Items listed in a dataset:
########

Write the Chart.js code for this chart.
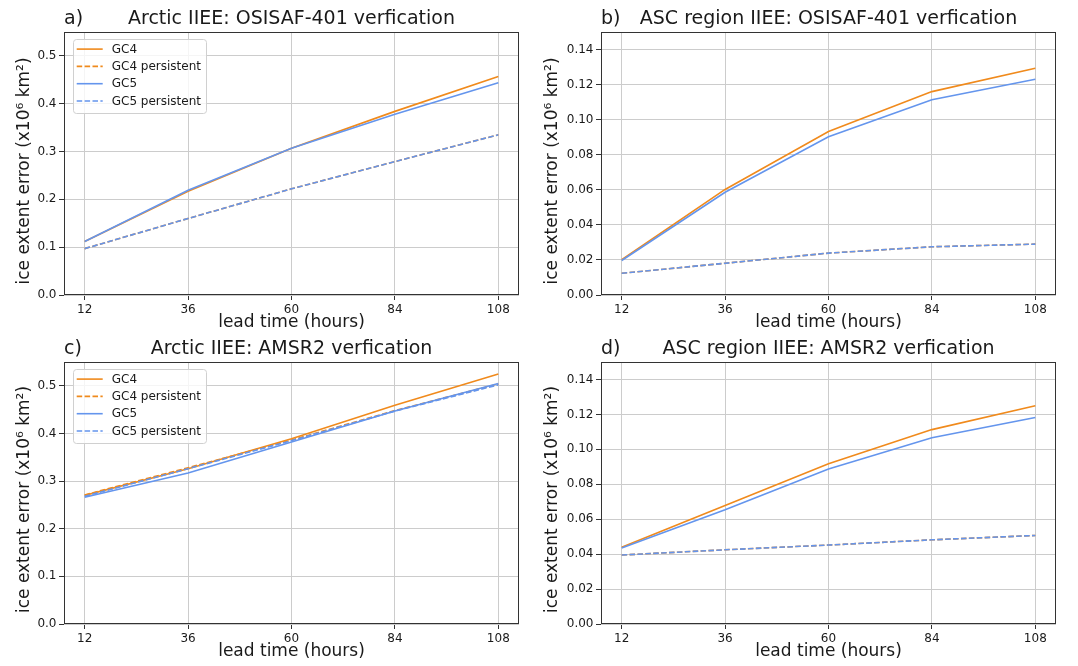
<!DOCTYPE html>
<html>
<head>
<meta charset="utf-8">
<script src="https://cdn.jsdelivr.net/npm/chart.js@4/dist/chart.umd.min.js"></script>
<style>
html, body { margin: 0; padding: 0; background: #ffffff; }
#wrap { position: relative; width: 1078px; height: 666px; overflow: hidden; }
.p { position: absolute; width: 539px; height: 333px; }
.p canvas { display: block; }
</style>
</head>
<body>
<div id="wrap">
  <div class="p" style="left:0px;top:0px"><canvas id="ca" width="539" height="333"></canvas></div>
  <div class="p" style="left:539px;top:0px"><canvas id="cb" width="539" height="333"></canvas></div>
  <div class="p" style="left:0px;top:333px"><canvas id="cc" width="539" height="333"></canvas></div>
  <div class="p" style="left:539px;top:333px"><canvas id="cd" width="539" height="333"></canvas></div>
</div>
<script>
// ---------------- data ----------------
const leadTimes = [12, 36, 60, 84, 108];
const xTickLabels = ['12', '36', '60', '84', '108'];
const yTickLabelsArctic = ['0.0', '0.1', '0.2', '0.3', '0.4', '0.5'];
const yTickLabelsASC = ['0.00', '0.02', '0.04', '0.06', '0.08', '0.10', '0.12', '0.14'];
const seriesNames = ['GC4', 'GC4 persistent', 'GC5', 'GC5 persistent'];
const panelLetters = ['a)', 'b)', 'c)', 'd)'];
const panelTitles = [
  'Arctic IIEE: OSISAF-401 verfication',
  'ASC region IIEE: OSISAF-401 verfication',
  'Arctic IIEE: AMSR2 verfication',
  'ASC region IIEE: AMSR2 verfication'
];
const xAxisTitle = 'lead time (hours)';
const yAxisTitle = 'ice extent error (x10\u2076 km\u00B2)';

// a) Arctic, OSISAF-401
const arcticOsisafGC4           = [0.112, 0.217, 0.307, 0.384, 0.457];
const arcticOsisafGC4Persistent = [0.097, 0.160, 0.222, 0.279, 0.335];
const arcticOsisafGC5           = [0.112, 0.219, 0.307, 0.378, 0.444];
const arcticOsisafGC5Persistent = [0.097, 0.160, 0.222, 0.279, 0.335];

// b) ASC region, OSISAF-401
const ascOsisafGC4           = [0.0201, 0.0602, 0.0932, 0.1160, 0.1293];
const ascOsisafGC4Persistent = [0.0124, 0.0181, 0.0239, 0.0275, 0.0290];
const ascOsisafGC5           = [0.0197, 0.0586, 0.0903, 0.1114, 0.1230];
const ascOsisafGC5Persistent = [0.0124, 0.0181, 0.0239, 0.0275, 0.0290];

// c) Arctic, AMSR2
const arcticAmsrGC4           = [0.270, 0.326, 0.389, 0.459, 0.525];
const arcticAmsrGC4Persistent = [0.271, 0.328, 0.386, 0.448, 0.504];
const arcticAmsrGC5           = [0.266, 0.317, 0.382, 0.447, 0.505];
const arcticAmsrGC5Persistent = [0.268, 0.326, 0.385, 0.447, 0.502];

// d) ASC region, AMSR2
const ascAmsrGC4           = [0.0440, 0.0679, 0.0917, 0.1113, 0.1249];
const ascAmsrGC4Persistent = [0.0395, 0.0425, 0.0452, 0.0482, 0.0507];
const ascAmsrGC5           = [0.0435, 0.0654, 0.0888, 0.1066, 0.1182];
const ascAmsrGC5Persistent = [0.0395, 0.0425, 0.0452, 0.0482, 0.0507];

// ---------------- styling ----------------
const ORANGE = '#F08A1C';
const BLUE = '#6495ED';
const TEXT = '#1a1a1a';
const FONT = '"DejaVu Sans", "Liberation Sans", sans-serif';
Chart.defaults.font.family = FONT;
Chart.defaults.color = TEXT;

const framePlugin = {
  id: 'frame',
  afterDatasetsDraw(chart) {
    const a = chart.chartArea, ctx = chart.ctx;
    ctx.save();
    ctx.strokeStyle = '#333333';
    ctx.lineWidth = 1;
    ctx.setLineDash([]);
    ctx.strokeRect(Math.round(a.left) + 0.5, Math.round(a.top) + 0.5,
                   Math.round(a.right - a.left) - 1, Math.round(a.bottom - a.top) - 1);
    ctx.restore();
  }
};

const boxLegendPlugin = {
  id: 'boxLegend',
  afterDatasetsDraw(chart, args, opts) {
    if (!opts.show) return;
    const a = chart.chartArea, ctx = chart.ctx;
    const x0 = a.left + opts.offsetX, y0 = a.top + opts.offsetY;
    const w = 133, h = 74, rowH = 17.3, firstRow = 10.6;
    ctx.save();
    ctx.beginPath();
    ctx.roundRect(Math.round(x0) + 0.5, Math.round(y0) + 0.5, w, h, 3);
    ctx.fillStyle = 'rgba(255,255,255,0.8)';
    ctx.fill();
    ctx.strokeStyle = '#d0d0d0';
    ctx.lineWidth = 1;
    ctx.stroke();
    ctx.font = '12px ' + FONT;
    ctx.textBaseline = 'middle';
    ctx.textAlign = 'left';
    chart.data.datasets.forEach((ds, i) => {
      const cy = y0 + firstRow + i * rowH;
      ctx.strokeStyle = ds.borderColor;
      ctx.lineWidth = ds.borderWidth;
      ctx.setLineDash(ds.borderDash || []);
      ctx.beginPath();
      ctx.moveTo(x0 + 4, cy);
      ctx.lineTo(x0 + 30, cy);
      ctx.stroke();
      ctx.setLineDash([]);
      ctx.fillStyle = TEXT;
      ctx.fillText(ds.label, x0 + 39, cy + 0.5);
    });
    ctx.restore();
  }
};

const textPlugin = {
  id: 'panelText',
  afterDraw(chart, args, opts) {
    const ctx = chart.ctx, a = chart.chartArea;
    const tb = chart.titleBlock;
    const y = tb.top + tb.options.padding.top + (19 * 1.2) / 2;
    ctx.save();
    // panel letter, left-aligned with the axes
    ctx.font = '19px ' + FONT;
    ctx.fillStyle = TEXT;
    ctx.textAlign = 'left';
    ctx.textBaseline = 'middle';
    ctx.fillText(opts.letter, a.left, y);
    // y axis label
    ctx.font = '17px ' + FONT;
    ctx.textAlign = 'center';
    ctx.translate(opts.yTitleX, (a.top + a.bottom) / 2 + opts.yTitleShift);
    ctx.rotate(-Math.PI / 2);
    ctx.fillText(yAxisTitle, 0, 0);
    ctx.restore();
  }
};

function makeDatasets(gc4, gc4p, gc5, gc5p) {
  const base = { pointRadius: 0, pointHoverRadius: 0, borderWidth: 1.6, tension: 0, fill: false };
  const toXY = arr => arr.map((v, i) => ({ x: leadTimes[i], y: v }));
  return [
    Object.assign({ label: seriesNames[0], data: toXY(gc4), borderColor: ORANGE, order: 3 }, base),
    Object.assign({ label: seriesNames[1], data: toXY(gc4p), borderColor: ORANGE, borderDash: [5.5, 2.4], order: 2 }, base),
    Object.assign({ label: seriesNames[2], data: toXY(gc5), borderColor: BLUE, order: 1 }, base),
    Object.assign({ label: seriesNames[3], data: toXY(gc5p), borderColor: BLUE, borderDash: [5.5, 2.4], order: 0 }, base)
  ];
}

function makeChart(id, cfg) {
  const yLabels = cfg.yLabels;
  return new Chart(document.getElementById(id), {
    type: 'line',
    data: { datasets: makeDatasets(...cfg.series) },
    plugins: [framePlugin, boxLegendPlugin, textPlugin],
    options: {
      responsive: false,
      animation: false,
      events: [],
      layout: { padding: { left: 0, right: cfg.padRight, top: 0, bottom: 0 } },
      plugins: {
        legend: { display: false },
        tooltip: { enabled: false },
        title: {
          display: true,
          text: cfg.title,
          fullSize: false,
          color: TEXT,
          font: { size: 19, weight: 'normal', lineHeight: 1.2 },
          padding: { top: cfg.titlePadTop, bottom: cfg.titlePadBottom }
        },
        boxLegend: { show: cfg.legend, offsetX: 8.7, offsetY: 6.5 },
        panelText: { letter: cfg.letter, yTitleX: cfg.yTitleX, yTitleShift: cfg.yTitleShift }
      },
      scales: {
        x: {
          type: 'linear',
          min: 7.2,
          max: 112.8,
          afterBuildTicks: s => { s.ticks = leadTimes.map(v => ({ value: v })); },
          afterFit: s => { s.height = cfg.xAxisHeight; },
          ticks: {
            autoSkip: false,
            maxRotation: 0,
            padding: 3,
            color: TEXT,
            font: { size: 12 },
            callback: (v, i) => xTickLabels[i]
          },
          grid: { color: '#cccccc', lineWidth: 1, tickColor: '#333333', tickLength: 5 },
          border: { display: false },
          title: {
            display: true,
            text: xAxisTitle,
            color: TEXT,
            font: { size: 17, lineHeight: 1.2 },
            padding: { top: 0, bottom: cfg.xTitlePadBottom }
          }
        },
        y: {
          type: 'linear',
          min: 0,
          max: cfg.yMax,
          afterBuildTicks: s => { s.ticks = yLabels.map(t => ({ value: parseFloat(t) })); },
          afterFit: s => { s.width = cfg.yAxisWidth; },
          ticks: {
            autoSkip: false,
            padding: 2.5,
            color: TEXT,
            font: { size: 12 },
            callback: (v, i) => yLabels[i]
          },
          grid: { color: '#cccccc', lineWidth: 1, tickColor: '#333333', tickLength: 5 },
          border: { display: false },
          title: { display: false }
        }
      }
    }
  });
}

makeChart('ca', {
  series: [arcticOsisafGC4, arcticOsisafGC4Persistent, arcticOsisafGC5, arcticOsisafGC5Persistent],
  title: panelTitles[0], letter: panelLetters[0], yLabels: yTickLabelsArctic, yMax: 0.55,
  legend: true, padRight: 20, yAxisWidth: 64, xAxisHeight: 38,
  titlePadTop: 8, titlePadBottom: 1.2, xTitlePadBottom: 0, yTitleX: 24.5, yTitleShift: 7.5
});
makeChart('cb', {
  series: [ascOsisafGC4, ascOsisafGC4Persistent, ascOsisafGC5, ascOsisafGC5Persistent],
  title: panelTitles[1], letter: panelLetters[1], yLabels: yTickLabelsASC, yMax: 0.15,
  legend: false, padRight: 22, yAxisWidth: 62, xAxisHeight: 38,
  titlePadTop: 8, titlePadBottom: 1.2, xTitlePadBottom: 0, yTitleX: 14, yTitleShift: 7.5
});
makeChart('cc', {
  series: [arcticAmsrGC4, arcticAmsrGC4Persistent, arcticAmsrGC5, arcticAmsrGC5Persistent],
  title: panelTitles[2], letter: panelLetters[2], yLabels: yTickLabelsArctic, yMax: 0.55,
  legend: true, padRight: 20, yAxisWidth: 64, xAxisHeight: 42,
  titlePadTop: 4.5, titlePadBottom: 1.7, xTitlePadBottom: 4.5, yTitleX: 24.5, yTitleShift: 6.5
});
makeChart('cd', {
  series: [ascAmsrGC4, ascAmsrGC4Persistent, ascAmsrGC5, ascAmsrGC5Persistent],
  title: panelTitles[3], letter: panelLetters[3], yLabels: yTickLabelsASC, yMax: 0.15,
  legend: false, padRight: 22, yAxisWidth: 62, xAxisHeight: 42,
  titlePadTop: 4.5, titlePadBottom: 1.7, xTitlePadBottom: 4.5, yTitleX: 14, yTitleShift: 6.5
});
</script>
</body>
</html>
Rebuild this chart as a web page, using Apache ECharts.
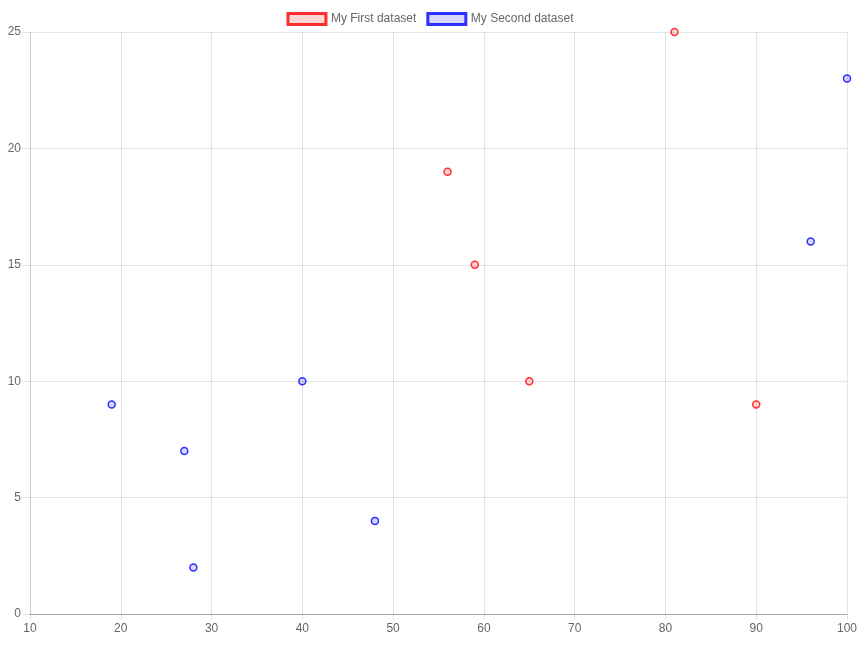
<!DOCTYPE html>
<html>
<head>
<meta charset="utf-8">
<script src="https://cdn.jsdelivr.net/npm/echarts@6/dist/echarts.min.js"></script>
<style>
  html, body { margin: 0; padding: 0; background: #fff; }
  #chart { width: 860px; height: 645px; }
</style>
</head>
<body>
<div id="chart"></div>
<script>
// Données : [x, y]
const firstData = [[56, 19], [59, 15], [65, 10], [81, 25], [90, 9]];
const secondData = [[19, 9], [27, 7], [28, 2], [40, 10], [48, 4], [96, 16], [100, 23]];
const seriesNames = ['My First dataset', 'My Second dataset'];

const gridColor = 'rgba(0,0,0,0.1)';
const labelStyle = { color: '#666', fontSize: 12, fontFamily: 'Liberation Sans, Arial, sans-serif' };

function scatter(name, data, color, fill) {
  return {
    name,
    type: 'scatter',
    data,
    symbol: 'circle',
    symbolSize: 7,
    itemStyle: { color: fill, borderColor: color, borderWidth: 1.5 },
    emphasis: { disabled: true },
  };
}

const chart = echarts.init(document.getElementById('chart'), null, { renderer: 'canvas' });
chart.setOption({
  animation: false,
  backgroundColor: '#fff',
  legend: {
    top: 7,
    left: 'center',
    icon: 'rect',
    itemWidth: 38,
    itemHeight: 11,
    itemGap: 10,
    textStyle: labelStyle,
    data: [
      { name: seriesNames[0], itemStyle: { color: 'rgba(255,0,0,0.2)', borderColor: 'red', borderWidth: 3 } },
      { name: seriesNames[1], itemStyle: { color: 'rgba(0,0,255,0.2)', borderColor: 'blue', borderWidth: 3 } },
    ],
  },
  grid: { left: 30, right: 13, top: 32, bottom: 31, containLabel: false },
  xAxis: {
    type: 'value', min: 10, max: 100, interval: 10,
    axisLine: { show: true, onZero: false, lineStyle: { color: 'rgba(0,0,0,0.25)' } },
    axisTick: { show: true, length: 6, lineStyle: { color: gridColor } },
    axisLabel: { ...labelStyle, margin: 9 },
    splitLine: { show: true, lineStyle: { color: gridColor } },
  },
  yAxis: {
    type: 'value', min: 0, max: 25, interval: 5,
    axisLine: { show: true, lineStyle: { color: gridColor } },
    axisTick: { show: true, length: 8, lineStyle: { color: gridColor } },
    axisLabel: { ...labelStyle, margin: 9 },
    splitLine: { show: true, lineStyle: { color: gridColor } },
  },
  series: [
    scatter(seriesNames[0], firstData, 'red', 'rgba(255,0,0,0.2)'),
    scatter(seriesNames[1], secondData, 'blue', 'rgba(0,0,255,0.2)'),
  ],
});
</script>
</body>
</html>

########

Copy, from the material above, each line in which the string "this" occurs.

◆ **Task answer**:
Write the Chart.js code for this chart.
Rebuild this chart as a web page, using Apache ECharts.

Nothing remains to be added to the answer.